Photo via Shutterstock
Juneteenth is often celebrated with a parade, like this 2019 Juneteenth celebration in Philadelphia.

“Black Futures: The Art of Resistance” features professors from Norfolk State and Old Dominion universities and is being released to celebrate Juneteenth.

Norfolk State University and the Virginia Beach Cultural Affairs Department will release “Black Futures: The Art of Resistance,” a podcast dedicated to detailing Black resistance and arts on June 19.

“We’re following the spirit of Black History Month; a lot of people have absolutely no idea about the month,” said Cassandra Newby-Alexander, producer of the podcast and Norfolk State University history professor who has led extensive research into local Black history.

The beginning of the podcast series details forms of resistance and showcases two Black artists.

The podcast features Brittney S. Harris, an award-winning playwright and Old Dominion theater professor. Her theater work is known for being infused with ideas of resilience and redemption, and she uses her platform to bring awareness to social injustice and racial inequality.

It also features Curtis Stewart, a Grammy-nominated, award-winning composer and violinist, elaborates on his work and how he uses his ethnicity and culture in his compositions.

“He talks about the world he lives in, and how African Americans are expected to operate in those spaces,” Newby-Alexander said. “He’s very much aware of his identity as a Black person but also aware of his identity as a biracial individual.”

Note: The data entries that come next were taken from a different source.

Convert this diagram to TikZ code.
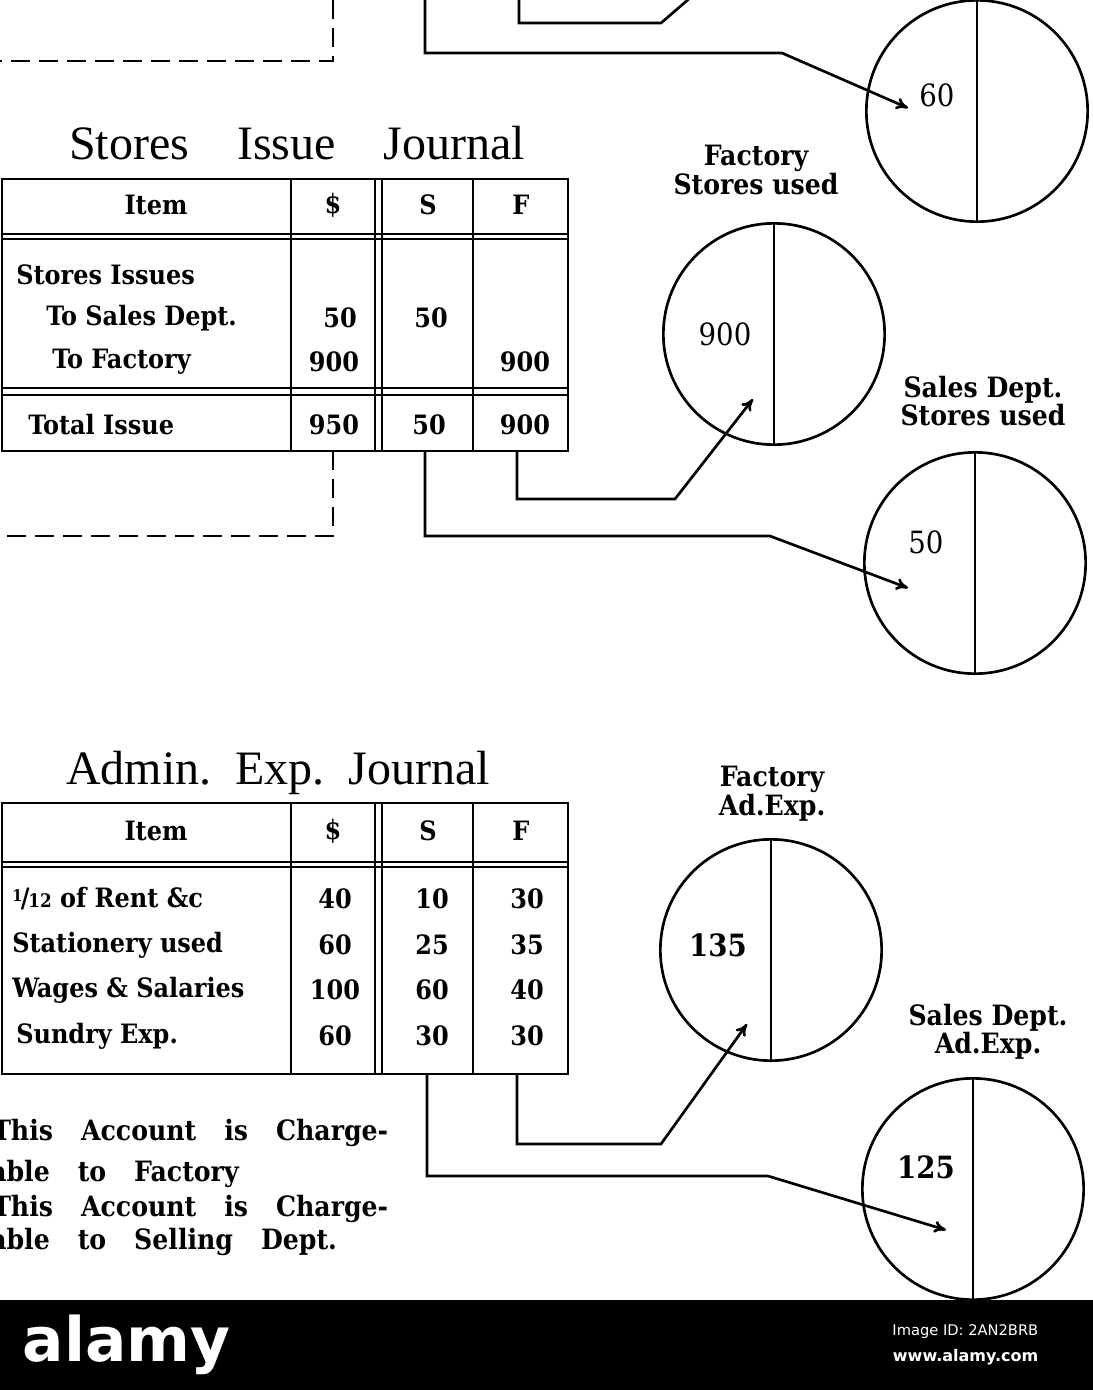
\documentclass[tikz,border=0pt]{standalone}
\usepackage{fontspec}
\setmainfont{Liberation Serif}
\newfontfamily\clar{DejaVu Serif Condensed}
\newfontfamily\banner{DejaVu Sans}
\usetikzlibrary{calc,arrows.meta,positioning}
\tikzset{
  rule/.style={line width=2.2pt},
  dash rule/.style={line width=2.2pt, dash pattern=on 14pt off 7pt},
  link/.style={line width=2pt},
  arrow/.style={line width=2pt,-{To[length=9pt,width=9pt]}},
  cell/.style={font=\clar\bfseries\fontsize{20}{22}\selectfont, inner sep=0pt},
  title/.style={font=\fontsize{36}{40}\selectfont, inner sep=0pt},
  ledger/.style={circle, draw, line width=2pt, minimum size=166pt, inner sep=0pt},
  amount/.style={font=\clar\fontsize{23}{25}\selectfont, inner sep=0pt},
  tag/.style={font=\clar\bfseries\fontsize{21}{20}\selectfont, align=center, inner sep=0pt},
  note/.style={font=\clar\bfseries\fontsize{21}{22}\selectfont, inner sep=0pt, anchor=base west}
}
% frame of a journal: top, header line, bottom
\newcommand{\journalbox}[3]{%
  \draw[rule] (2,#1) rectangle (568,#3);
  \draw[rule] (2,#2) -- (568,#2);
  \draw[rule] (2,#2+5) -- (568,#2+5);
  \foreach \cx in {291,375,382,473} \draw[rule] (\cx,#1) -- (\cx,#3);
}
\begin{document}
\begin{tikzpicture}[x=0.75pt,y=-0.75pt]
    \useasboundingbox (0,0) rectangle (1093,1390);

    % top remnants
    \draw[dash rule] (333,0) -- (333,61) -- (-5,61);
    \draw[link] (519,0) -- (519,23) -- (661,23) -- (690,-2);
    \node (c60) [ledger] at (977,111) {};
    \draw[link] (c60.north) -- (c60.south);
    \node[amount] at (937,95) {60};
    \draw[arrow] (425,0) -- (425,53) -- (782,53) -- ($(c60.center)+(-69,-3)$);

    % Stores Issue Journal
    \node[title] at (297,143) {Stores\quad Issue\quad Journal};
    \journalbox{179}{234}{451}
    \draw[rule] (2,388) -- (568,388);
    \draw[rule] (2,395) -- (568,395);
    \node[cell] at (156,205) {Item};
    \node[cell] at (333,205) {\$};
    \node[cell] at (428,205) {S};
    \node[cell] at (521,205) {F};
    \node[cell, anchor=west] at (16,275) {Stores Issues};
    \node[cell, anchor=west] at (46,318) {To Sales Dept.};
    \node[cell, anchor=west] at (52,362) {To Factory};
    \node[cell, anchor=west] at (28,425) {Total Issue};
    \node[cell] at (340,318) {50};
    \node[cell] at (431,318) {50};
    \node[cell] at (334,362) {900};
    \node[cell] at (525,362) {900};
    \node[cell] at (334,425) {950};
    \node[cell] at (429,425) {50};
    \node[cell] at (525,425) {900};
    \draw[dash rule] (333,451) -- (333,536) -- (-5,536);

    % Stores used ledgers
    \node (c900) [ledger] at (774,334) {};
    \draw[link] (c900.north) -- (c900.south);
    \node[amount] at (725,334) {900};
    \node[tag] at (756,170) {Factory\\Stores used};
    \node (c50) [ledger] at (975,563) {};
    \draw[link] (c50.north) -- (c50.south);
    \node[amount] at (926,542) {50};
    \node[tag] at (983,401) {Sales Dept.\\Stores used};
    \draw[arrow] (517,451) -- (517,499) -- (675,499) -- ($(c900.center)+(-21,65)$);
    \draw[arrow] (425,451) -- (425,536) -- (770,536) -- ($(c50.center)+(-67,25)$);

    % Admin. Exp. Journal
    \node[title] at (278,773) {Admin.\enspace Exp.\enspace Journal};
    \journalbox{803}{862}{1074}
    \node[cell] at (156,831) {Item};
    \node[cell] at (333,831) {\$};
    \node[cell] at (428,831) {S};
    \node[cell] at (521,831) {F};
    \node[cell, anchor=west] at (12,899) {\raisebox{5pt}{\fontsize{12}{12}\selectfont 1}\kern-1pt/\kern-1pt{\fontsize{14}{14}\selectfont 12} of Rent \&c};
    \node[cell, anchor=west] at (12,945) {Stationery used};
    \node[cell, anchor=west] at (12,990) {Wages \& Salaries};
    \node[cell, anchor=west] at (16,1036) {Sundry Exp.};
    \foreach \vy/\va/\vb/\vc in {899/40/10/30, 945/60/25/35, 990/100/60/40, 1036/60/30/30}{
      \node[cell] at (335,\vy) {\va};
      \node[cell] at (432,\vy) {\vb};
      \node[cell] at (527,\vy) {\vc};
    }
    \node[note] at (-8,1140) {This\quad Account\quad is\quad Charge-};
    \node[note] at (-10,1181) {able\quad to\quad Factory};
    \node[note] at (-8,1216) {This\quad Account\quad is\quad Charge-};
    \node[note] at (-10,1249) {able\quad to\quad Selling\quad Dept.};

    % Ad. Exp. ledgers
    \node (c135) [ledger] at (771,950) {};
    \draw[link] (c135.north) -- (c135.south);
    \node[amount, font=\clar\bfseries\fontsize{23}{25}\selectfont] at (718,945) {135};
    \node[tag] at (772,794) {Factory\\Ad.Exp.};
    \node (c125) [ledger] at (973,1189) {};
    \draw[link] (c125.north) -- (c125.south);
    \node[amount, font=\clar\bfseries\fontsize{23}{25}\selectfont] at (926,1167) {125};
    \node[tag] at (988,1032) {Sales Dept.\\Ad.Exp.};
    \draw[arrow] (517,1074) -- (517,1144) -- (661,1144) -- ($(c135.center)+(-24,74)$);
    \draw[arrow] (427,1074) -- (427,1176) -- (768,1176) -- ($(c125.center)+(-27,41)$);

    % banner
    \fill[black] (0,1300) rectangle (1093,1390);
    \node[text=white, font=\banner\bfseries\fontsize{46}{48}\selectfont, anchor=west] at (18,1345) {alamy};
    \node[text=white, font=\banner\fontsize{11}{12}\selectfont, anchor=east] at (1043,1332) {Image ID: 2AN2BRB};
    \node[text=white, font=\banner\bfseries\fontsize{12}{13}\selectfont, anchor=east] at (1043,1357) {www.alamy.com};
\end{tikzpicture}
\end{document}
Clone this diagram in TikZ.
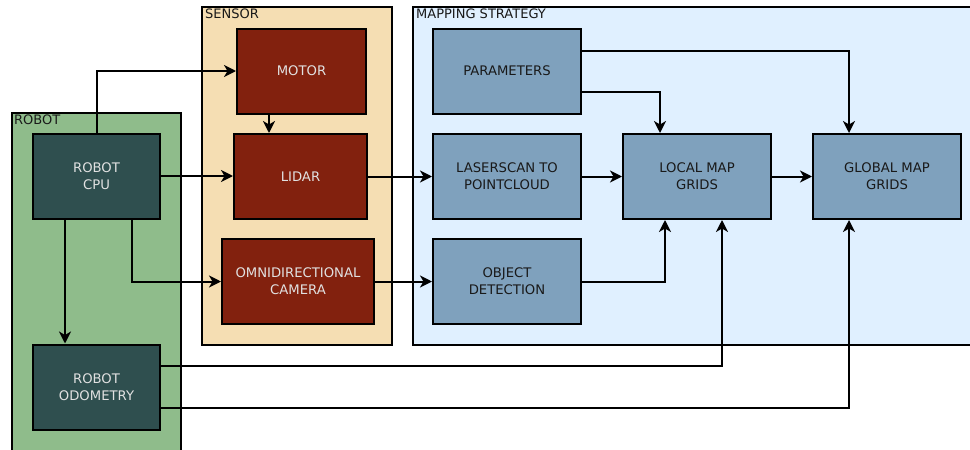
\documentclass[tikz,border=0pt]{standalone}
\usepackage{fontspec}
\setmainfont{DejaVu Sans}
\usetikzlibrary{arrows.meta}
\definecolor{robotbg}{RGB}{143,188,139}
\definecolor{robotbox}{RGB}{47,79,79}
\definecolor{sensorbg}{RGB}{245,222,179}
\definecolor{sensorbox}{RGB}{130,33,14}
\definecolor{mapbg}{RGB}{224,240,255}
\definecolor{mapbox}{RGB}{127,161,189}
\definecolor{lighttext}{RGB}{225,225,225}
\definecolor{darktext}{RGB}{25,25,25}
\begin{document}
\begin{tikzpicture}[x=1pt,y=-1pt,
  every node/.style={font=\fontsize{13.2}{17}\selectfont, align=center, inner sep=0pt},
  container/.style={draw=black, line width=2pt},
  blk/.style={draw=black, line width=2pt, minimum width=#1, minimum height=85pt},
  rbox/.style={blk=127pt, fill=robotbox, text=lighttext},
  sbox/.style={fill=sensorbox, text=lighttext, draw=black, line width=2pt, minimum height=85pt},
  mbox/.style={blk=148pt, fill=mapbox, text=darktext},
  title/.style={anchor=north west, text=darktext, font=\fontsize{13}{15}\selectfont},
  conn/.style={line width=2pt, -{Stealth[length=12pt,width=12pt,inset=3.5pt]}}]
\useasboundingbox (0,0) rectangle (970,450);
\clip (0,0) rectangle (970,450);
\fill[white] (0,0) rectangle (970,450);
% containers
\draw[container, fill=robotbg] (12,113) rectangle (181,460);
\node[title] (trobot) at (14,115) {ROBOT};
\draw[container, fill=sensorbg] (202,7) rectangle (392,345);
\node[title] (tsensor) at (205,9) {SENSOR};
\draw[container, fill=mapbg] (412.5,7) rectangle (980,345);
\node[title] (tmap) at (416,9) {MAPPING STRATEGY};
% nodes
\node[rbox] (cpu) at (96.5,176) {ROBOT\\CPU};
\node[rbox] (odom) at (96.5,387) {ROBOT\\ODOMETRY};
\node[sbox, minimum width=129pt] (motor) at (301.5,71) {MOTOR};
\node[sbox, minimum width=133pt] (lidar) at (300.5,176.5) {LIDAR};
\node[sbox, minimum width=152pt] (omni) at (298,281.5) {OMNIDIRECTIONAL\\CAMERA};
\node[mbox] (params) at (507,71) {PARAMETERS};
\node[mbox] (laser) at (507,176.5) {LASERSCAN TO\\POINTCLOUD};
\node[mbox] (object) at (507,281.5) {OBJECT\\DETECTION};
\node[mbox] (local) at (697,176.5) {LOCAL MAP\\GRIDS};
\node[mbox] (global) at (887,176.5) {GLOBAL MAP\\GRIDS};
% connectors
\draw[conn] (cpu.north) |- (motor.west);
\draw[conn] (cpu.east) -- (cpu.east -| lidar.west);
\draw[conn] ([xshift=35.5pt]cpu.south) |- (omni.west);
\draw[conn] ([xshift=-31.5pt]cpu.south) -- ([xshift=-31.5pt]odom.north);
\draw[conn] ([xshift=-32.5pt]motor.south) -- ([xshift=-32.5pt]motor.south |- lidar.north);
\draw[conn] (lidar.east) -- (laser.west);
\draw[conn] (omni.east) -- (object.west);
\draw[conn] (laser.east) -- (local.west);
\draw[conn] (local.east) -- (global.west);
\draw[conn] ([yshift=20pt]params.east) -| ([xshift=-38pt]global.north);
\draw[conn] ([yshift=-21pt]params.east) -| ([xshift=-37pt]local.north);
\draw[conn] (object.east) -| ([xshift=-32pt]local.south);
\draw[conn] ([yshift=21pt]odom.east) -| ([xshift=25pt]local.south);
\draw[conn] ([yshift=-21pt]odom.east) -| ([xshift=-38pt]global.south);
\end{tikzpicture}
\end{document}
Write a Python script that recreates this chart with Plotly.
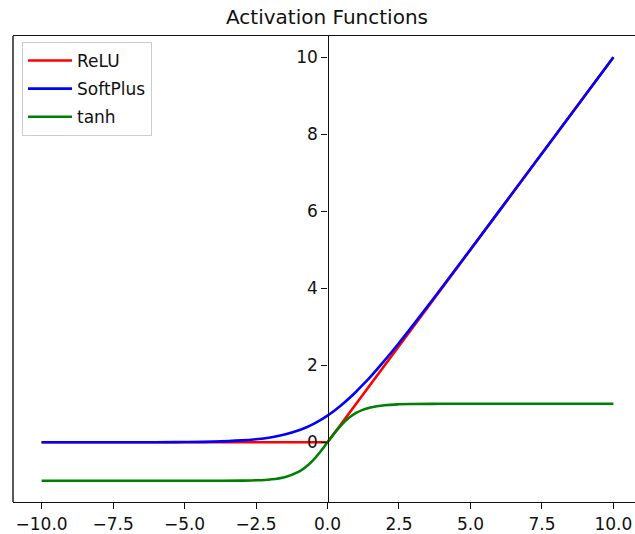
import plotly.graph_objects as go

# Sample points
x_vals = [-10, -8, -6, -5, -4, -3, -2.5, -2, -1.5, -1, -0.75, -0.5, -0.25,
          0, 0.25, 0.5, 0.75, 1, 1.25, 1.5, 2, 2.5, 3, 4, 5, 6, 8, 10]
relu_vals = [0, 0, 0, 0, 0, 0, 0, 0, 0, 0, 0, 0, 0,
             0, 0.25, 0.5, 0.75, 1, 1.25, 1.5, 2, 2.5, 3, 4, 5, 6, 8, 10]
softplus_vals = [0.0, 0.0, 0.0025, 0.0067, 0.018, 0.049, 0.079, 0.127, 0.201, 0.313,
                 0.386, 0.474, 0.576, 0.693, 0.826, 0.974, 1.136, 1.313, 1.504, 1.701,
                 2.127, 2.579, 3.049, 4.018, 5.007, 6.002, 8.0, 10.0]
tanh_vals = [-1.0, -1.0, -1.0, -0.9999, -0.9993, -0.995, -0.987, -0.964, -0.905, -0.762,
             -0.635, -0.462, -0.245, 0.0, 0.245, 0.462, 0.635, 0.762, 0.848, 0.905,
             0.964, 0.987, 0.995, 0.9993, 0.9999, 1.0, 1.0, 1.0]

series_names = ["ReLU", "SoftPlus", "tanh"]
series_colors = ["#ff0000", "#0000ff", "#008000"]

x_tickvals = [-10, -7.5, -5, -2.5, 0, 2.5, 5, 7.5, 10]
x_ticktext = ["\u221210.0", "\u22127.5", "\u22125.0", "\u22122.5", "0.0", "2.5", "5.0", "7.5", "10.0"]
y_tickvals = [0, 2, 4, 6, 8, 10]
y_ticktext = ["0", "2", "4", "6", "8", "10"]

FONT = "DejaVu Sans"
INK = "#111111"
# The figure is wider than the window: its right edge (and right spine) is cropped off,
# as in the reference image.
W, H = 642, 534
ML, MR, MT, MB = 13, 0, 36, 29
x_range = [-11, 11]
y_range = [-1.55, 10.55]

fig = go.Figure()
for name, vals, col, shape in zip(series_names, [relu_vals, softplus_vals, tanh_vals],
                                  series_colors, ["linear", "spline", "spline"]):
    fig.add_trace(go.Scatter(x=x_vals, y=vals, mode="lines", name=name,
                             legendgroup=name,
                             line=dict(color=col, width=2.6, shape=shape)))

ypos = (0 - x_range[0]) / (x_range[1] - x_range[0])
plot_w = W - ML - MR
plot_h = H - MT - MB

fig.update_layout(
    width=W, height=H,
    margin=dict(l=ML, r=MR, t=MT, b=MB),
    paper_bgcolor="white", plot_bgcolor="white",
    font=dict(family=FONT, size=17, color=INK),
    title=dict(text="Activation Functions", x=327 / W, xanchor="center",
               y=1 - 17 / H, yanchor="middle", yref="container",
               font=dict(family=FONT, size=20, color=INK)),
    xaxis=dict(range=x_range, showgrid=False, zeroline=False,
               showline=True, linecolor=INK, linewidth=1.4, mirror=True,
               ticks="outside", ticklen=6, tickwidth=1.4, tickcolor=INK,
               tickvals=x_tickvals, ticktext=x_ticktext,
               tickfont=dict(family=FONT, size=17, color=INK)),
    yaxis=dict(range=y_range, showgrid=False, zeroline=False,
               anchor="free", position=ypos,
               showline=True, linecolor=INK, linewidth=1.4,
               ticks="outside", ticklen=6, tickwidth=1.4, tickcolor=INK,
               tickvals=y_tickvals, ticktext=y_ticktext,
               tickfont=dict(family=FONT, size=17, color=INK)),
    legend=dict(x=9 / plot_w, y=1 - 6 / plot_h, xanchor="left", yanchor="top",
                bgcolor="rgba(255,255,255,0.8)", bordercolor="#cccccc", borderwidth=1,
                tracegroupgap=3, traceorder="grouped", itemwidth=44,
                font=dict(family=FONT, size=17, color=INK)),
    showlegend=True,
)

# Left and right frame lines
fig.add_shape(type="line", xref="paper", yref="paper", x0=0, x1=0, y0=0, y1=1,
              line=dict(color=INK, width=1.4))
fig.add_shape(type="line", xref="paper", yref="paper", x0=1, x1=1, y0=0, y1=1,
              line=dict(color=INK, width=1.4))

fig.write_html("out.html", config={"displayModeBar": False},
               post_script="document.body.style.margin='0';document.body.style.overflow='hidden';")
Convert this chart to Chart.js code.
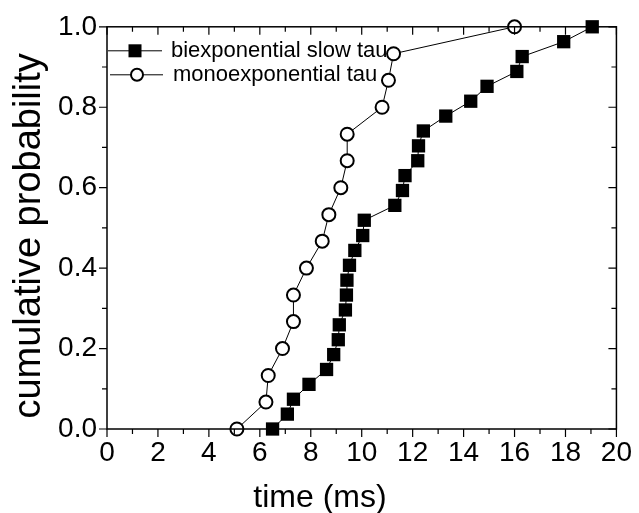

The two artists bring forward their experiences and backgrounds to give listeners an idea of their work as African Americans. They’re asked numerous questions to give insight on Black art subjects.

“(Ron Karenga) said that Black art should have three criteria: functional, collective, and committed. They actually loved that construct and talked about it as it related to the work they do,” Newby-Alexander said, referring to the activist who is credited with creating the Kwanzaa holiday.

The podcast highlights the importance of resistance through art “(and) the remaking that artists are trying to do, and trying to not remake Black people into another box but to add a multitude of voices, so Black people have the freedom to be who they are, which is individuals,” Newby-Alexander said.

“Black Futures: The Art of Resistance” is available June 19 through the City of Virginia Beach and other podcast platforms.